21 stycznia 2009

Proekologiczny wieżowiec i oszczędzanie energii?

Wczoraj na Discovery widziałem program o cudach inżynierii budowlanej i proekologicznemu podejściu do budowy nowych budynków. Dowiedziałem się jak wiele trudu, pracy i pieniędzy jest potrzebne do oszczędzania energii.

A dokładnie to chodziło o budynek Bank of America Tower w Nowym Jorku, który ma zostać ukończony w tym roku. Dzięki zastosowanych technologii będzie to najbardziej przyjazny środowisku budynek na świecie.
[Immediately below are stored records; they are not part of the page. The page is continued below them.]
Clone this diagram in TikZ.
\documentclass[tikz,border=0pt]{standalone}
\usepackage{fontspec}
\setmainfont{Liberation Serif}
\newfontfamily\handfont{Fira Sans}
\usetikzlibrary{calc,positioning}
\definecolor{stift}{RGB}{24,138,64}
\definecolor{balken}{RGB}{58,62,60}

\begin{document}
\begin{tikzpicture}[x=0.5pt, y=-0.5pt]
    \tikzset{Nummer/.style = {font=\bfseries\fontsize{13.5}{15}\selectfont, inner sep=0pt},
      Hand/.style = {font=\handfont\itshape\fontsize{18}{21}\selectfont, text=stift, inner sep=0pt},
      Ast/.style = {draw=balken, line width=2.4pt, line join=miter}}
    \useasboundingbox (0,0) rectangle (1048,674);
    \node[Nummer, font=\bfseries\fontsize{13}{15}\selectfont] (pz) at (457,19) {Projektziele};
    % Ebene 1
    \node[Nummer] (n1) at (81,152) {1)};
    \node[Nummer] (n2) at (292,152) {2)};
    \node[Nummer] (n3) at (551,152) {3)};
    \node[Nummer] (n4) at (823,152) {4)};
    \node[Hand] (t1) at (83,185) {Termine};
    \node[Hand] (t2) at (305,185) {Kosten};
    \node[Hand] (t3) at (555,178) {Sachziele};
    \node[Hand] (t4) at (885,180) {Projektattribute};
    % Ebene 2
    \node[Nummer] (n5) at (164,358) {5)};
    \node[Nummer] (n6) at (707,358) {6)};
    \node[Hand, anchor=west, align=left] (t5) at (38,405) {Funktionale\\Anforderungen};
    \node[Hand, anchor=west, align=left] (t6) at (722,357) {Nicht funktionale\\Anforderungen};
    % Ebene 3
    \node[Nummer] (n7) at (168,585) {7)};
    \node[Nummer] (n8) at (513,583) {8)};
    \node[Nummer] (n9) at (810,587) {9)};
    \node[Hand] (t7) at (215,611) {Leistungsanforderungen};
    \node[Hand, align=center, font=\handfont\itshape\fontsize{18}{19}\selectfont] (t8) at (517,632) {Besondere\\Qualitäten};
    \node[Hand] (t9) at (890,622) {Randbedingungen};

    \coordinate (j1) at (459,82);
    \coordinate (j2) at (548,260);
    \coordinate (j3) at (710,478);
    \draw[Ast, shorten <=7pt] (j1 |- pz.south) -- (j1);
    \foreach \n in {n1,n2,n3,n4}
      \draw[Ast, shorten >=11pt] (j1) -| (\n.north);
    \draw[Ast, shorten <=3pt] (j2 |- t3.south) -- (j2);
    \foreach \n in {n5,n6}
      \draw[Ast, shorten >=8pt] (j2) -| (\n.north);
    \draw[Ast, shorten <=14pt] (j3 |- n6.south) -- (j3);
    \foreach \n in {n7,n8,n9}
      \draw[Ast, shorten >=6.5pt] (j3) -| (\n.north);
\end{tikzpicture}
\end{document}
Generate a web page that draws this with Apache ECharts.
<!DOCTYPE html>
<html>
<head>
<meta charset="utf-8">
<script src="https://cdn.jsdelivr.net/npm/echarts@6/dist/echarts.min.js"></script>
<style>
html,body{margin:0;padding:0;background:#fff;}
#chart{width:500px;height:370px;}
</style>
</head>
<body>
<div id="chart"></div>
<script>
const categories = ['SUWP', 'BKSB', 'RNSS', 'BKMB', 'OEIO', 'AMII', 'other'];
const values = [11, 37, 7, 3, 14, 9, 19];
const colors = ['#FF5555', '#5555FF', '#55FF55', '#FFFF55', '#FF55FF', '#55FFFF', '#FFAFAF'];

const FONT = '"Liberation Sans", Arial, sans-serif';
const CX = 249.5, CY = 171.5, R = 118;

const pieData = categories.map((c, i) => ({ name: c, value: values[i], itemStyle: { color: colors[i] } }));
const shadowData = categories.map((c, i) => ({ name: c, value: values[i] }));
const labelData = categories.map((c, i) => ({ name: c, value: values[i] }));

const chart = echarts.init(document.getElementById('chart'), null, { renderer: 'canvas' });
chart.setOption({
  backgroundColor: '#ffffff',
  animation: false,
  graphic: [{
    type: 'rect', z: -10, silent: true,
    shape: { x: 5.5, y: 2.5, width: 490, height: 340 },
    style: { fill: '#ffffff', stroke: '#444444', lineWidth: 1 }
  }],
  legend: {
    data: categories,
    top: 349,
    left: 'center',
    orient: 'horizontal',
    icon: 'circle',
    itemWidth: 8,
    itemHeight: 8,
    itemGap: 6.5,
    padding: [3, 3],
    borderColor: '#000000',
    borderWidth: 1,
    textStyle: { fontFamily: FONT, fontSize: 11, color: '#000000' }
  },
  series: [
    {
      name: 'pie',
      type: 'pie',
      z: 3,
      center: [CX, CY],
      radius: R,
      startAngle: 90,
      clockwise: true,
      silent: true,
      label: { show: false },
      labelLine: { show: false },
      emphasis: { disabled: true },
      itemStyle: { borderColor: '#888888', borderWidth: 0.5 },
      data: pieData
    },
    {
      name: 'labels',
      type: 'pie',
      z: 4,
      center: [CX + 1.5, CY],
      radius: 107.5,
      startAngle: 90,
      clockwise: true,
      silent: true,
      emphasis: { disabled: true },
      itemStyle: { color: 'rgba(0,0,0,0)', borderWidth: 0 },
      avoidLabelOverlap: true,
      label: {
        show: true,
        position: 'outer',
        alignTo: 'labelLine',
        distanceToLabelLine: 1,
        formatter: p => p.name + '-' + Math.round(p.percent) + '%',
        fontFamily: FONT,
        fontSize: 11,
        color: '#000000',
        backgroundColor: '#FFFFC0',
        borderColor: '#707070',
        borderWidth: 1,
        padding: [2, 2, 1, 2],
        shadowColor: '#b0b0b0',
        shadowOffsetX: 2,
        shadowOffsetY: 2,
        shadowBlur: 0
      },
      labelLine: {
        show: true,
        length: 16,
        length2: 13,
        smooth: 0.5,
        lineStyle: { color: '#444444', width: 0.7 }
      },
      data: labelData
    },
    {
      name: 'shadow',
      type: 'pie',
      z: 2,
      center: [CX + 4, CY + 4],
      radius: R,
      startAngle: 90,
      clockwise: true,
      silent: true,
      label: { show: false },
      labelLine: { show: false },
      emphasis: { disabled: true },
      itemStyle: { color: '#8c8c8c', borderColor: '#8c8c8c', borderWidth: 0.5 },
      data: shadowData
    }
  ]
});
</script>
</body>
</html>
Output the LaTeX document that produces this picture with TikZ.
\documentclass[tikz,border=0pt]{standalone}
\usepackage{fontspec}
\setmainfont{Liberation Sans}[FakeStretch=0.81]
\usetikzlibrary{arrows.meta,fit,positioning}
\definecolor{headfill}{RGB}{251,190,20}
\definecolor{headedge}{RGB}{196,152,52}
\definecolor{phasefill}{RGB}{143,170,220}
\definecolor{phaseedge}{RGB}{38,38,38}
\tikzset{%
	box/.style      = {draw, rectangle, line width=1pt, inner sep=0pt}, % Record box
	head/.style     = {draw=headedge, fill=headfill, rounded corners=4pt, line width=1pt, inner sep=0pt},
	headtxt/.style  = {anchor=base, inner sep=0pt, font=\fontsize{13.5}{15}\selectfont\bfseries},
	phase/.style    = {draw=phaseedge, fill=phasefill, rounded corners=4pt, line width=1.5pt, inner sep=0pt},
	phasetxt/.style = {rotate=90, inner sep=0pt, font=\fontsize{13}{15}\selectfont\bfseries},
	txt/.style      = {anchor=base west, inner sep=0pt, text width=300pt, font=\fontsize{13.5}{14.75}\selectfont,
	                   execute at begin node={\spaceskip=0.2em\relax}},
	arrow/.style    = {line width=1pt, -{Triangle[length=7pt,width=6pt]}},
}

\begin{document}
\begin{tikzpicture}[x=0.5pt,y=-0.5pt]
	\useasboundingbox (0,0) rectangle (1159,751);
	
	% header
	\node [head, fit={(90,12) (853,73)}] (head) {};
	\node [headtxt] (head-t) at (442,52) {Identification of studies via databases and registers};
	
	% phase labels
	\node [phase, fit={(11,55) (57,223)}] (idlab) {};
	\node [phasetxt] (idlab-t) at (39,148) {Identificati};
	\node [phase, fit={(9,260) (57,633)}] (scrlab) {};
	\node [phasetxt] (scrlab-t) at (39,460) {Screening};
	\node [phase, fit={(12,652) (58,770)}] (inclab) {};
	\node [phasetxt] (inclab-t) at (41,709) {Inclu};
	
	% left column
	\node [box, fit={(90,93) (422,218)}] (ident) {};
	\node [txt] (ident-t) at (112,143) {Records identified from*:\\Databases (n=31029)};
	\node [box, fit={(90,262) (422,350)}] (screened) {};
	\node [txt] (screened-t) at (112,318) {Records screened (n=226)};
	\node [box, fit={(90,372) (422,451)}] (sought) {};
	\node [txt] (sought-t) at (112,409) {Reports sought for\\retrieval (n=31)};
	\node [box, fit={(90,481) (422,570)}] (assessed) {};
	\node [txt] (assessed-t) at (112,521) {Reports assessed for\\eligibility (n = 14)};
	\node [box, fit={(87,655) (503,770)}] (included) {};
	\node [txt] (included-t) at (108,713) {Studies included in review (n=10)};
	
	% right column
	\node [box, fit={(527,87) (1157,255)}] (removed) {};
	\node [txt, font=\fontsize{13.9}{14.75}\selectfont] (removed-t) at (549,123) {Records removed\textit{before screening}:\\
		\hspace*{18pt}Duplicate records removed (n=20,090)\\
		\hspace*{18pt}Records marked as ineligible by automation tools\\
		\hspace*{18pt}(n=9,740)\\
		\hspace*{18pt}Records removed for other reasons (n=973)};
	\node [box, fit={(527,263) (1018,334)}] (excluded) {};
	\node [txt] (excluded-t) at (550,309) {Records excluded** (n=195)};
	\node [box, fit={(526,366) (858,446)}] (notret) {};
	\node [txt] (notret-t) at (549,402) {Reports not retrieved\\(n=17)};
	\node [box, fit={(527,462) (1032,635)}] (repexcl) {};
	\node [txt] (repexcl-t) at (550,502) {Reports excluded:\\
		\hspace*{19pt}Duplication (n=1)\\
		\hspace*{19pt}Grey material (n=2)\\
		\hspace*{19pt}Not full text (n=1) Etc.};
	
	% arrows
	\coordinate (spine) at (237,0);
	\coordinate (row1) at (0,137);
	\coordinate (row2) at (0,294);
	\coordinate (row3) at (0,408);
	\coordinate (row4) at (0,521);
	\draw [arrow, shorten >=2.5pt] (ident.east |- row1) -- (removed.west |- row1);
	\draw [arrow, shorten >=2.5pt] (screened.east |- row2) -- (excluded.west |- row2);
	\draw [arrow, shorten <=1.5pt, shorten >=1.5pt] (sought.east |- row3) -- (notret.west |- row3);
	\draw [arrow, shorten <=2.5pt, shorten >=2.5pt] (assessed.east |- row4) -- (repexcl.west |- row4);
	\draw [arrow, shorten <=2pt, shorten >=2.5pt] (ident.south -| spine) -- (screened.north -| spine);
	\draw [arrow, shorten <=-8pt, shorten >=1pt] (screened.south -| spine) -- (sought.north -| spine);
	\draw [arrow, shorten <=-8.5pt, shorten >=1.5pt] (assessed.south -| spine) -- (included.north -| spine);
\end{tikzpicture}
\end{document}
Wieżowiec będzie pobierał bardzo mało energii (2/3 energii potrzebnej do funkcjonowania budynku, będzie dostarczać elektrownia wewnętrzna).
Poza tym budynek będzie oczyszczał powietrze. Dzięki zastosowanym filtrom i nowoczesnym rozwiązaniom, powietrze którym będą oddychali ludzie w budynku będzie o 90% czystsze niż powietrze na zewnątrz. Mało tego, budynek będzie emitował przefiltrowane powietrze na zewnątrz oczyszczając tym samym powietrze w mieście.
System odprowadzania deszczówki będzie zapewniał wodę do nawadniania roślin wewnątrz budynku, oraz posłuży do spłukiwania toalet.
Wieżowiec posiada również system lodowych baterii, które są mrożone w nocy, a w dzień wykorzystywane w systemie klimatyzacji budynku.
Poza tym w budynku zastosowano system maksymalnego wykorzystania światła dziennego, żeby zminimalizować pobór energii elektrycznej do doświetlania i docieplania pomieszczeń.
Warto również zwrócić uwagę na fakt, że wieżowiec został zbudowany z mieszanki cementu 55% i żużla 45%, dzięki temu, że zastąpiono cement żużlem, zmniejszyła się emisja dwutlenku węgla (CO2 emitowany jest do atmosfery podczas produkcji cementu).

Ale ja nie o tym.

Po co więc to wszystko napisałem?

Po obejrzeniu tego programu naszła mnie pewna refleksja odnośnie tego jak wiele energii marnujemy dookoła siebie i ile można by jej zaoszczędzić gdybyśmy tylko chcieli.
I nie chodzi mi tu tylko o oszczędzanie energii we własnym domu, bo to ma też finansowe przełożenie. Ale o ogólne oszczędzanie energii wszędzie tam gdzie jesteśmy. W pracy, szkole, lub gdziekolwiek gdzie tylko możemy mieć na to wpływ.
A mówię tu o zwykłym wyłączeniu po sobie światła.
Tak właśnie o gaszenie światła chodzi.
Gdyby tak każdy z nas gasił światło po wyjściu z toalety (lub z innych pomieszczeń, w których nikogo nie ma), nie tylko w domu, ale także w pracy, w szkole, czy gdziekolwiek indziej. To jak wiele energii globalnej można by zaoszczędzić???
Miliony…

ps. Czy wiecie że zwykła żarówka tylko 5% energii wykorzystuje na oświetlenie !?!
Tak to prawda.
95% energii marnuje się na emisje ciepła, z którego i tak nikt nie ma specjalnego pożytku.

Ja postanowiłem zacząć od dzisiaj oszczędzać globalną energię. A gdy pomyślę sobie że pomagam Ziemi, wszystkim ludziom i zwierzętom na świecie, to czuje się bardziej potrzebny i jakoś mi lepiej.

1 komentarz:

  1. Ty oszczędzasz energie a inni wydają miliard na wieżowce nowe jak ten Kulczyk Holding http://www.wprost.pl/ar/119092/Duma-Warszawy-za-ponad-miliard-zlotych/?O=119092

    co kto lubi :P Ja bym wolal wydac miliard niz oszczedzic zarowke. W koncu jak nie ja to ktos inny zużyje tę żarówkę.

    Daltego nie jestem przekonany co do slusznosci oszczedzania za wszelką cenę.